# [Recorded information]
_____

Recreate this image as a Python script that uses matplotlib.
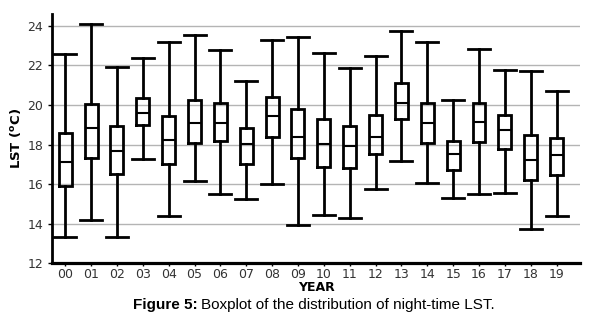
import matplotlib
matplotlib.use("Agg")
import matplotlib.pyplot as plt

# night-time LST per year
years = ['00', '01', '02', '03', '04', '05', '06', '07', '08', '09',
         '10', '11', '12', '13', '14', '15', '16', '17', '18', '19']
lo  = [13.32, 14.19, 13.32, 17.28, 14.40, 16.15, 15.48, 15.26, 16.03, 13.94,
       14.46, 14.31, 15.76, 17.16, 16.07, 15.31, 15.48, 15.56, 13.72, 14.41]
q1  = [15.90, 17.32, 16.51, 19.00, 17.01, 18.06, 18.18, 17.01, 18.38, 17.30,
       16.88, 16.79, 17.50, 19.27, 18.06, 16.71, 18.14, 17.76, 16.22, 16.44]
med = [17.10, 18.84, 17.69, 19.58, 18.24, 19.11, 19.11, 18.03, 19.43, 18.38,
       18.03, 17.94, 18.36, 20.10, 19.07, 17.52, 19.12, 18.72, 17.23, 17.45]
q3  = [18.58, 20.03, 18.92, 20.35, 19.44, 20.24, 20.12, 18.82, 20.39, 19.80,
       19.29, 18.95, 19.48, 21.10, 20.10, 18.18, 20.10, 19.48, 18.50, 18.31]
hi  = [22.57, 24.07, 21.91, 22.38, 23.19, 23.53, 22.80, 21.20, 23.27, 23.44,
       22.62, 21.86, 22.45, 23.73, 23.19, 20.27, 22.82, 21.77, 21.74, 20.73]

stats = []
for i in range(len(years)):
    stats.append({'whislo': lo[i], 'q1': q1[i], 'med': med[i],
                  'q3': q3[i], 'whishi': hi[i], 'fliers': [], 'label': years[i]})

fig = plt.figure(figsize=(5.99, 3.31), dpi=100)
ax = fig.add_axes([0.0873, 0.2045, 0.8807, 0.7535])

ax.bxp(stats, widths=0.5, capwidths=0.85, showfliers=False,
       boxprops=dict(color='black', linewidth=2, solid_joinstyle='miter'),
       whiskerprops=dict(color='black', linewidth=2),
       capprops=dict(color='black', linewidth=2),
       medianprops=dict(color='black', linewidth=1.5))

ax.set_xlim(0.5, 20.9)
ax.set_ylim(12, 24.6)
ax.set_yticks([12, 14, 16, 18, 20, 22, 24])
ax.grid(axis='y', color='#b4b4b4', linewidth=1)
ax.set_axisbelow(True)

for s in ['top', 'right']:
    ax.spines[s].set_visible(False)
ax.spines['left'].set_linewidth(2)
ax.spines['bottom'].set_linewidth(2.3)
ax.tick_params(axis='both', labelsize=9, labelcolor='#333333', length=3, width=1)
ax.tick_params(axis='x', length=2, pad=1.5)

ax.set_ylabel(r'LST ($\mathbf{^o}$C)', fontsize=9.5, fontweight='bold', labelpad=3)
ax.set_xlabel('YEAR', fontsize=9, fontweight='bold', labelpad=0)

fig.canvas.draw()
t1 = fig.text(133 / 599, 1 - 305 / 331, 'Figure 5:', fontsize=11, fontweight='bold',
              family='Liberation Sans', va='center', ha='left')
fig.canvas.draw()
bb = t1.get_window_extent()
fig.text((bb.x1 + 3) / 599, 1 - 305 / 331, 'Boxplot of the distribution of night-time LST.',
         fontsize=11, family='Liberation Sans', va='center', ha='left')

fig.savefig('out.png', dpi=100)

_____

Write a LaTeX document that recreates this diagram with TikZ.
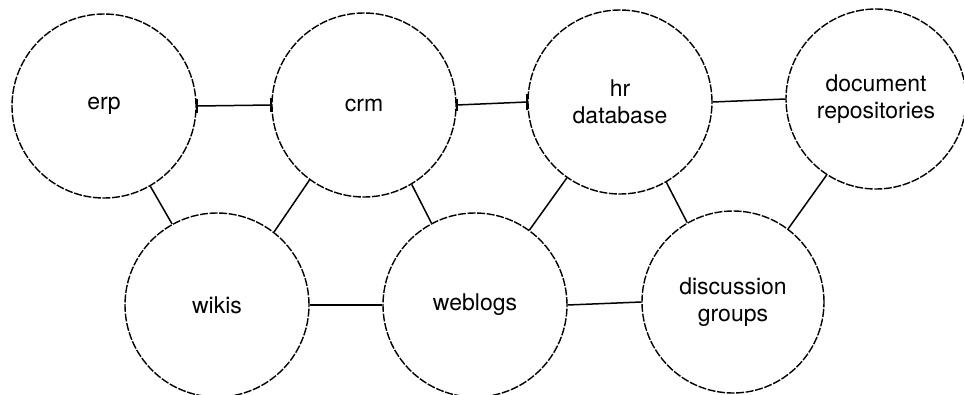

_____

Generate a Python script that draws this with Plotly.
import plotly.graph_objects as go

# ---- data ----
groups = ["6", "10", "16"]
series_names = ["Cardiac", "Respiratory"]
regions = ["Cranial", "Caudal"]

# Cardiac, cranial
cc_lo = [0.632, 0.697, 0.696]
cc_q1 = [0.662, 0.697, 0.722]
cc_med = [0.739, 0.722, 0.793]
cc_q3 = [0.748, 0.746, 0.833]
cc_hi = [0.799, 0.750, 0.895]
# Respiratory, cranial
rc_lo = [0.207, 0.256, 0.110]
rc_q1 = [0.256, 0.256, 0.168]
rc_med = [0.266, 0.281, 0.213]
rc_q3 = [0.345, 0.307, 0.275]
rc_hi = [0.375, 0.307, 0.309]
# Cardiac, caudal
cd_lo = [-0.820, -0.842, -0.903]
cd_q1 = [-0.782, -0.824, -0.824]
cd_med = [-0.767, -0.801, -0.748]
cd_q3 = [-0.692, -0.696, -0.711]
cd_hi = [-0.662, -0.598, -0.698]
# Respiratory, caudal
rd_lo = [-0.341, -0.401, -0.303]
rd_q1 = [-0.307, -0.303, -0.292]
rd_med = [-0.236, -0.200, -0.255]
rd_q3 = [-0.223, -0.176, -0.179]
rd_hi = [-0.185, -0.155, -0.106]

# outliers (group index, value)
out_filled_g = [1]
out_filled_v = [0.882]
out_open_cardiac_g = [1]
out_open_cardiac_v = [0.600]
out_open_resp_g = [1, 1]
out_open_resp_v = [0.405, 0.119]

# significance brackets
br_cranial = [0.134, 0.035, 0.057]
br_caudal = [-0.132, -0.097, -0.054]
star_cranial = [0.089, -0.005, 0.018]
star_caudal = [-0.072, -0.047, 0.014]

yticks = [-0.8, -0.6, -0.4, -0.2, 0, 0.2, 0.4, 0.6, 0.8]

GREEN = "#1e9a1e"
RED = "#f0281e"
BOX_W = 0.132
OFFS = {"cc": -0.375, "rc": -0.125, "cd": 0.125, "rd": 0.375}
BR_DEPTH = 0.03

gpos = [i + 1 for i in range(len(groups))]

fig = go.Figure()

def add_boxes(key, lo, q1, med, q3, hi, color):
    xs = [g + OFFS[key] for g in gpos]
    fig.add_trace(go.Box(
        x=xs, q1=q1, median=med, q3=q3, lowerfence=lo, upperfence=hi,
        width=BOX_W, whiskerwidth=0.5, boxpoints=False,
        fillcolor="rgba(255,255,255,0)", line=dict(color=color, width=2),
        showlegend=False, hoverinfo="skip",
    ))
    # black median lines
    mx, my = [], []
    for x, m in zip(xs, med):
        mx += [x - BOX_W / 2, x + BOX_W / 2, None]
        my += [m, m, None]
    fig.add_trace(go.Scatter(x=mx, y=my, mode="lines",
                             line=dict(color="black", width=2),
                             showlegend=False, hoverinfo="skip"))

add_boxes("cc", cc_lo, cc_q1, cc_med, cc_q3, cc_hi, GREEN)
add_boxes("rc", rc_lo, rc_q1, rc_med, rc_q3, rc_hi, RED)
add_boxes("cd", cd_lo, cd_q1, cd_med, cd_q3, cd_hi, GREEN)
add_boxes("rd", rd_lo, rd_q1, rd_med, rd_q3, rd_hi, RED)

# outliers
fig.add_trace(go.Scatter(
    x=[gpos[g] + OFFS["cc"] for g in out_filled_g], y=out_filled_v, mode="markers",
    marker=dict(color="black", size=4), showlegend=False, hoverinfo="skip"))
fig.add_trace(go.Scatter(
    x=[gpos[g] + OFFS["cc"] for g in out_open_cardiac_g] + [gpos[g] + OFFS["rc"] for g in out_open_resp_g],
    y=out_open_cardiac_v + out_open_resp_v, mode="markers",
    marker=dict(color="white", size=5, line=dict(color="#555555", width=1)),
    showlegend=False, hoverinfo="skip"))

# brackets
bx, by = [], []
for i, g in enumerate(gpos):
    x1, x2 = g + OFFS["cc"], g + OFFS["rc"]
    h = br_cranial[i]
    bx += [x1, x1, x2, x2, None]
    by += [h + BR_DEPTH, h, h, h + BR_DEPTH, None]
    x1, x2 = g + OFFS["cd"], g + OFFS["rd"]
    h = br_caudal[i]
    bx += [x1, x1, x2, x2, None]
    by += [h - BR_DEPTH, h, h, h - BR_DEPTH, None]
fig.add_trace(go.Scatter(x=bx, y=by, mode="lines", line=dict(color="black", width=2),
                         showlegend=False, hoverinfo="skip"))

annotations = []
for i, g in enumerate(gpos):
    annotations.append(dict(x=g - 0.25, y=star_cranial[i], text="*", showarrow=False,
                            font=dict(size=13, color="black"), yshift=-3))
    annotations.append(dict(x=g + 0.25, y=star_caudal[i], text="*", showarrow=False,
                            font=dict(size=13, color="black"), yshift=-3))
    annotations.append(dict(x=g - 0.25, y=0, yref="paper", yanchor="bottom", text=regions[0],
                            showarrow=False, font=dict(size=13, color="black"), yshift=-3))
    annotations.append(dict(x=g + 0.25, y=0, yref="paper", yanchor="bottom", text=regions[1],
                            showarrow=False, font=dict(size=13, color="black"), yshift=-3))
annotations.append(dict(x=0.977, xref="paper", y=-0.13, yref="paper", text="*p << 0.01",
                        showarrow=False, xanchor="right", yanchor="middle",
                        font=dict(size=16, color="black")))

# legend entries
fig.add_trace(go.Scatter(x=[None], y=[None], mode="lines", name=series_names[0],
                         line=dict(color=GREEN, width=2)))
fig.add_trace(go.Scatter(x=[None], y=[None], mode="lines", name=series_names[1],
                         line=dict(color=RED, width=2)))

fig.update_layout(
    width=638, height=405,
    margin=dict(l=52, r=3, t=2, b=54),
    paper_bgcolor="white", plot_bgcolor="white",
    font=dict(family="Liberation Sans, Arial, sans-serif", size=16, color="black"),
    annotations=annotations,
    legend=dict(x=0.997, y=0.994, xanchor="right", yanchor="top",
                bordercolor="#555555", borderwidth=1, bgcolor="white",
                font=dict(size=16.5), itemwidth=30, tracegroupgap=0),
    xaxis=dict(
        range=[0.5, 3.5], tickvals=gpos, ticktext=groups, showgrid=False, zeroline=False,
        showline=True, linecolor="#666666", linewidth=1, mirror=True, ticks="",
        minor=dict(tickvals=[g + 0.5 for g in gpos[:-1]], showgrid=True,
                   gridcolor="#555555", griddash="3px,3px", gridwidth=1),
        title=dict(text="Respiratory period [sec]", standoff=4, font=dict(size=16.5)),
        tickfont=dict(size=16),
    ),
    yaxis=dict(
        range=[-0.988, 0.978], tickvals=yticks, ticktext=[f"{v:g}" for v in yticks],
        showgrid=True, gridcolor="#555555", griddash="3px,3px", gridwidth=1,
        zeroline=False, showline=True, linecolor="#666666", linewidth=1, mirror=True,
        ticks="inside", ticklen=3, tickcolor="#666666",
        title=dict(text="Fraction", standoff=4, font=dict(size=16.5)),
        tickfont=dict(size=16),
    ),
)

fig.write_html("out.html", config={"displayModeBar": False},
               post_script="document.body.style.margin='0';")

_____

# [Exercise aim]
Copy exactly, and copy only, the lines from the one with "Recreate this image" to the one with "ax.tick_params(axis='x', length=2, pad=1.5)", ends included. Pictures are not part of the copy.

# [Output for this task]
Recreate this image as a Python script that uses matplotlib.
import matplotlib
matplotlib.use("Agg")
import matplotlib.pyplot as plt

# night-time LST per year
years = ['00', '01', '02', '03', '04', '05', '06', '07', '08', '09',
         '10', '11', '12', '13', '14', '15', '16', '17', '18', '19']
lo  = [13.32, 14.19, 13.32, 17.28, 14.40, 16.15, 15.48, 15.26, 16.03, 13.94,
       14.46, 14.31, 15.76, 17.16, 16.07, 15.31, 15.48, 15.56, 13.72, 14.41]
q1  = [15.90, 17.32, 16.51, 19.00, 17.01, 18.06, 18.18, 17.01, 18.38, 17.30,
       16.88, 16.79, 17.50, 19.27, 18.06, 16.71, 18.14, 17.76, 16.22, 16.44]
med = [17.10, 18.84, 17.69, 19.58, 18.24, 19.11, 19.11, 18.03, 19.43, 18.38,
       18.03, 17.94, 18.36, 20.10, 19.07, 17.52, 19.12, 18.72, 17.23, 17.45]
q3  = [18.58, 20.03, 18.92, 20.35, 19.44, 20.24, 20.12, 18.82, 20.39, 19.80,
       19.29, 18.95, 19.48, 21.10, 20.10, 18.18, 20.10, 19.48, 18.50, 18.31]
hi  = [22.57, 24.07, 21.91, 22.38, 23.19, 23.53, 22.80, 21.20, 23.27, 23.44,
       22.62, 21.86, 22.45, 23.73, 23.19, 20.27, 22.82, 21.77, 21.74, 20.73]

stats = []
for i in range(len(years)):
    stats.append({'whislo': lo[i], 'q1': q1[i], 'med': med[i],
                  'q3': q3[i], 'whishi': hi[i], 'fliers': [], 'label': years[i]})

fig = plt.figure(figsize=(5.99, 3.31), dpi=100)
ax = fig.add_axes([0.0873, 0.2045, 0.8807, 0.7535])

ax.bxp(stats, widths=0.5, capwidths=0.85, showfliers=False,
       boxprops=dict(color='black', linewidth=2, solid_joinstyle='miter'),
       whiskerprops=dict(color='black', linewidth=2),
       capprops=dict(color='black', linewidth=2),
       medianprops=dict(color='black', linewidth=1.5))

ax.set_xlim(0.5, 20.9)
ax.set_ylim(12, 24.6)
ax.set_yticks([12, 14, 16, 18, 20, 22, 24])
ax.grid(axis='y', color='#b4b4b4', linewidth=1)
ax.set_axisbelow(True)

for s in ['top', 'right']:
    ax.spines[s].set_visible(False)
ax.spines['left'].set_linewidth(2)
ax.spines['bottom'].set_linewidth(2.3)
ax.tick_params(axis='both', labelsize=9, labelcolor='#333333', length=3, width=1)
ax.tick_params(axis='x', length=2, pad=1.5)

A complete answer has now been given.